The Sources and Analogues of 'A Midsummer-Night's Dream'/Introduction

From Wikisource
Jump to navigation Jump to search

The Sources and Analogues of "A Midsummer-night's Dream"[edit]

A study such as the present one does not demand any elaborate investigation of the date or circumstances of the first production of the play, unless these throw light on the inquiry into its sources; but in any case it is always well to base a literary study on literary history. Here it will suffice to say shortly that A Midsummer-Night's Dream, first published in 1600, must have been acted before or during 1598, as it is definitely mentioned in Mores' Palladic Tamia of that year. A more exact determination of its date can only be derived from the internal evidence supplied by allusions in the text or by metrical and general style. Such allusions as have been discovered—for example, that reference to "the death of learning," V. i. 52-3—form here as elsewhere a battle-ground for critics of all sorts, but do not really assist us to an answer. More trustworthy testimony, however, is afforded by the general character of the play, and by Shakespeare's handling of his material; these considerations, combined with whatever other evidence is available, have caused the play to be assigned to the winter of 1594-5. So placed, it is the latest of the early comedies of Shakespeare, who makes an advance on The Two Gentlemen of Verona, but has not yet attained the firmness of hand which fills the canvas of The Merchant of Venice with so many well-delineated figures. Once arrived at this conclusion, we need not let ourselves again be led away into vagueness or critical polemics by an attempt to find any aristocratic wedding which this masque-like play seems designed to celebrate; such theorising, however interesting in other ways, does not concern and will not avail us now.

It is none the less of value to recognise at the outset that A Midsummer-Night's Dream is more of a masque than a drama—an entertainment rather than a play. The characters are mostly puppets, and scarcely any except Bottom has the least psychological interest for the reader. Probability is thrown to the winds; anachronism is rampant; classical figures are mixed with fairies and sixteenth-century Warwickshire peasants. The main plot is sentimental, the secondary plot is sheer buffoonery; while the story; of Titania's jealousy and Oberon's method of curing it can scarcely be dignified by the title of plot at all. The threads which bind together these three tales, however ingeniously fastened, are fragile. The Spirit of Mischief puts a happy end to the differences of the four lovers, and by his transformation of Bottom reconciles the fairy King and Queen, while he incidentally goes near to spoiling the performance of the "crew of patches" at the nuptials of Theseus by preventing due rehearsal of their interlude. It is perhaps a permissible fancy to convert Theseus' words "the lunatic, the lover, and the poet," to illustrate the triple appeal made by the three ingredients the grotesque, the sentimental, and the fantastic. Each part, of course, is coloured by the poet's genius, and the whole is devoted to the comic aspect of love, its eternal youth and endless caprice, laughing at laws, and laughed at by the secure. "What fools these mortals be!" is the comment of the immortal; the corollary, left unspoken by those outside the pale, being "What fools these lovers be!"

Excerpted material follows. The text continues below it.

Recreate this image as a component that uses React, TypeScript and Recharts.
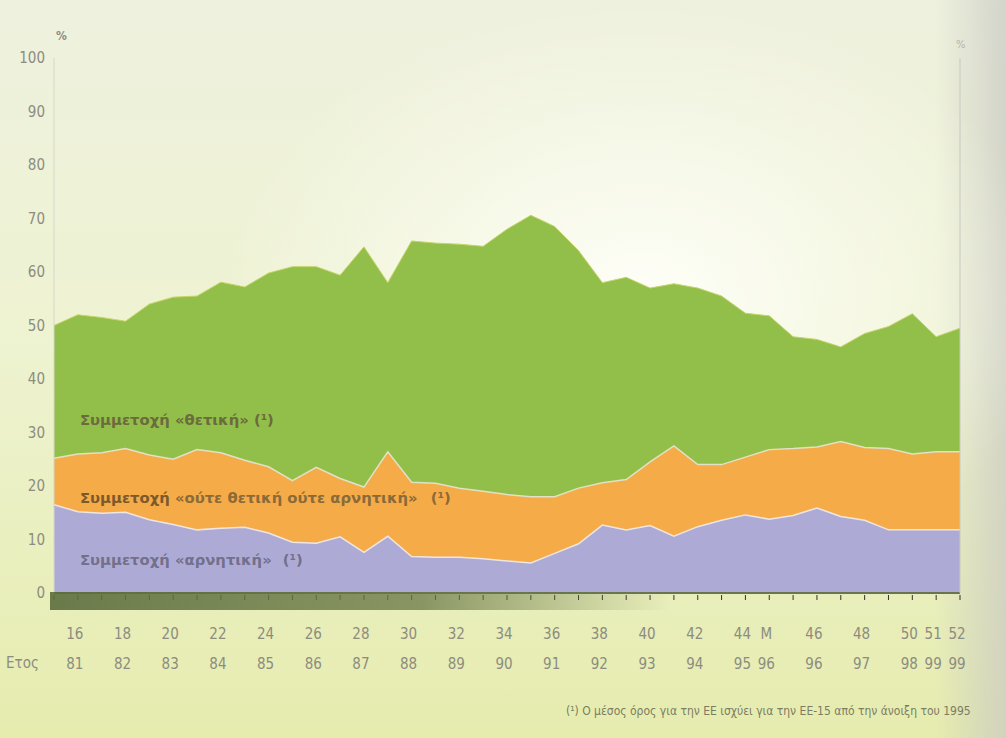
import React from 'react';
import { AreaChart, Area, XAxis, YAxis } from 'recharts';

const surveys = ['15','16','17','18','19','20','21','22','23','24','25','26','27','28','29','30','31','32','33','34','35','36','37','38','39','40','41','42','43','44','M','45','46','47','48','49','50','51','52'];
const tickTop = ['','16','','18','','20','','22','','24','','26','','28','','30','','32','','34','','36','','38','','40','','42','','44','M','','46','','48','','50','51','52'];
const tickYear = ['','81','','82','','83','','84','','85','','86','','87','','88','','89','','90','','91','','92','','93','','94','','95','96','','96','','97','','98','99','99'];

const positive = [50, 52, 51.5, 50.8, 54, 55.3, 55.5, 58.1, 57.2, 59.8, 61, 61, 59.4, 64.7, 58, 65.8, 65.4, 65.2, 64.8, 68, 70.6, 68.5, 64, 58, 59, 57, 57.8, 57, 55.5, 52.3, 51.8, 47.9, 47.4, 46, 48.5, 49.8, 52.2, 47.9, 49.5];
const neither = [25.2, 26, 26.2, 27, 25.8, 25, 26.8, 26.2, 24.8, 23.6, 21, 23.5, 21.4, 19.8, 26.4, 20.7, 20.5, 19.6, 19, 18.4, 18, 18, 19.6, 20.6, 21.2, 24.5, 27.5, 24, 24, 25.4, 26.8, 27, 27.3, 28.3, 27.2, 27, 26, 26.4, 26.4];
const negative = [16.5, 15.2, 14.9, 15.1, 13.7, 12.8, 11.8, 12.1, 12.3, 11.2, 9.5, 9.3, 10.5, 7.6, 10.6, 6.8, 6.7, 6.7, 6.4, 6, 5.6, 7.4, 9.2, 12.7, 11.8, 12.6, 10.6, 12.4, 13.6, 14.6, 13.8, 14.5, 15.9, 14.3, 13.6, 11.8, 11.8, 11.8, 11.8];

const leftTicks = [0, 10, 20, 30, 40, 50, 60, 70, 80, 90, 100];
const rightTicks = [13, 27, 51];

const data = surveys.map((s, i) => ({
  survey: s,
  positive: positive[i],
  neither: neither[i],
  negative: negative[i],
}));

const FONT = '"Liberation Sans Narrow", "DejaVu Sans Condensed", "Roboto", sans-serif';
const GREY = '#8c8c80';
const LABEL_FONT = '"DejaVu Sans", sans-serif';

const XTick = (props: any) => {
  const { x, y, index } = props;
  const top = tickTop[index];
  const yr = tickYear[index];
  return (
    <g>
      <line x1={x} x2={x} y1={y - 6} y2={y - 1} stroke="#333" strokeWidth={1} />
      {top ? (
        <text x={x - 3} y={y + 38} textAnchor="middle" fontSize={15} fill={GREY} fontFamily={FONT}>{top}</text>
      ) : null}
      {yr ? (
        <text x={x - 3} y={y + 68} textAnchor="middle" fontSize={15} fill={GREY} fontFamily={FONT}>{yr}</text>
      ) : null}
    </g>
  );
};

export default function App() {
  return (
    <div
      style={{
        position: 'absolute',
        left: 0,
        top: 0,
        width: 1006,
        height: 738,
        overflow: 'hidden',
        background:
          'radial-gradient(ellipse 420px 300px at 640px 300px, rgba(255,255,250,0.95), rgba(255,255,250,0) 100%), linear-gradient(90deg, rgba(0,0,0,0) 0px, rgba(0,0,0,0) 935px, rgba(200,200,195,0.7) 1006px), linear-gradient(180deg, #eef1de 0%, #eef3d2 45%, #e6ecae 100%)',
      }}
    >
      <AreaChart
        width={1006}
        height={738}
        data={data}
        margin={{ top: 58, right: 6, left: 14, bottom: 55 }}
      >
        <XAxis
          dataKey="survey"
          interval={0}
          tick={<XTick />}
          tickLine={false}
          axisLine={{ stroke: '#6a7550', strokeWidth: 2 }}
          height={90}
        />
        <YAxis
          yAxisId="left"
          domain={[0, 100]}
          ticks={leftTicks}
          interval={0}
          width={40}
          tickLine={false}
          tickSize={0}
          tickMargin={9}
          axisLine={{ stroke: '#d6d8c8', strokeWidth: 1 }}
          tick={{ fontSize: 15, fill: GREY, fontFamily: FONT }}
        />
        <YAxis
          yAxisId="right"
          orientation="right"
          domain={[0, 100]}
          ticks={rightTicks}
          interval={0}
          width={40}
          tickLine={false}
          tickSize={0}
          tickMargin={6}
          axisLine={{ stroke: '#c8c8c0', strokeWidth: 1 }}
          tick={{ fontSize: 12, fill: '#9a9a92', fontFamily: FONT }}
        />
        <Area
          yAxisId="left"
          type="linear"
          dataKey="positive"
          fill="#92bf4a"
          fillOpacity={1}
          stroke="#c6d36a"
          strokeWidth={1}
          isAnimationActive={false}
        />
        <Area
          yAxisId="left"
          type="linear"
          dataKey="neither"
          fill="#f5ab48"
          fillOpacity={1}
          stroke="#dfe2c6"
          strokeWidth={1.5}
          isAnimationActive={false}
        />
        <Area
          yAxisId="left"
          type="linear"
          dataKey="negative"
          fill="#adabd6"
          fillOpacity={1}
          stroke="#f0e6e0"
          strokeWidth={1.5}
          isAnimationActive={false}
        />
      </AreaChart>

      <div
        style={{
          position: 'absolute',
          left: 50,
          top: 592,
          width: 620,
          height: 18,
          background: 'linear-gradient(90deg, rgba(92,110,62,0.9) 0%, rgba(105,120,70,0.75) 60%, rgba(120,130,80,0) 100%)',
          pointerEvents: 'none',
        }}
      />

      <div style={{ position: 'absolute', left: 56, top: 29, fontSize: 12, color: GREY, fontFamily: FONT, fontWeight: 'bold' }}>%</div>
      <div style={{ position: 'absolute', left: 956, top: 38, fontSize: 11, color: '#b4b4ac', fontFamily: FONT }}>%</div>
      <div style={{ position: 'absolute', left: 6, top: 654, fontSize: 15, color: GREY, fontFamily: FONT }}>Ετος</div>

      <div style={{ position: 'absolute', left: 80, top: 411, fontSize: 14.8, fontWeight: 'bold', color: '#6c6a3e', fontFamily: LABEL_FONT, whiteSpace: 'nowrap' }}>
        Συμμετοχή «θετική» (¹)
      </div>
      <div style={{ position: 'absolute', left: 80, top: 489, fontSize: 14.8, fontWeight: 'bold', color: '#8a6a38', fontFamily: LABEL_FONT, whiteSpace: 'nowrap' }}>
        <span style={{ color: '#7a5a2c' }}>Συμμετοχή</span> «ούτε θετική ούτε αρνητική» <span style={{ marginLeft: 8 }}>(¹)</span>
      </div>
      <div style={{ position: 'absolute', left: 80, top: 551, fontSize: 14.8, fontWeight: 'bold', color: '#72708a', fontFamily: LABEL_FONT, whiteSpace: 'nowrap' }}>
        Συμμετοχή «αρνητική» <span style={{ marginLeft: 6 }}>(¹)</span>
      </div>

      <div style={{ position: 'absolute', left: 566, top: 704, fontSize: 12, color: '#7c7c62', fontFamily: FONT, whiteSpace: 'nowrap' }}>
        (¹) Ο μέσος όρος για την ΕΕ ισχύει για την ΕΕ-15 από την άνοιξη του 1995
      </div>
    </div>
  );
}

The sources from which Shakespeare drew the plots of his three dozen of plays are for the most part easily recognisable; and although in each case the material was altered to suit his requirements—nihil tetigit quod non ornavit—there is as a rule very little doubt as to the derivation. We can say with certainty that these nine plays were made out of stories from Boccaccio, Masuccio, Bandello, Ser Giovanni, Straparola, Cinthio or Belleforest; that those six were based on older plays, and another half-dozen drawn from Holinshed; that Chaucer, Gower, Lydgate, Sidney, Greene, and Lodge provided other plots; and so forth, until we are left with The Tempest, founded in part on an actual contemporary event, Love's Labour's Lost, apparently his only original plot—if indeed it deserve the name—and finally our present subject A Midsummer-Nights Dream.

The problem—given the play—is to discover what parts of it Shakespeare conveyed from elsewhere, and to investigate those sources as far as is compatible with the limits of this book. For this purpose, it is most convenient to adopt the above-mentioned division into three component plots or tales; and because these are rather loosely woven together, the characters in the play may be simultaneously divided thus:—


1. Theseus.
Hippolyta.
Egeus.
Philostrate.
Lysander.
Demetrius.
Helena.
Hermia.
The main (sentimental) plot of the four lovers at the court of Theseus.
2. Bottom.
Quince.
Snug.
Flute.
Snout.
Starveling.
The grotesque plot, with the interlude of Pyramus and Thisbe.
3. Oberon.
Titania.
Puck.
Fairies.
The fairy plot.

It may be observed that for these three plots Shakespeare draws respectively on literature, observation, and oral tradition; for we shall see, I think, that while there can be little doubt that he had been reading Chaucer, North's Plutarch and Golding's Ovid, not to mention other works, probably including some which are now lost, it is also impossible to avoid the conclusion that much if not all of his fairy-lore is derived from no literary source at all, but from the popular beliefs which must have been current in oral tradition in his youth.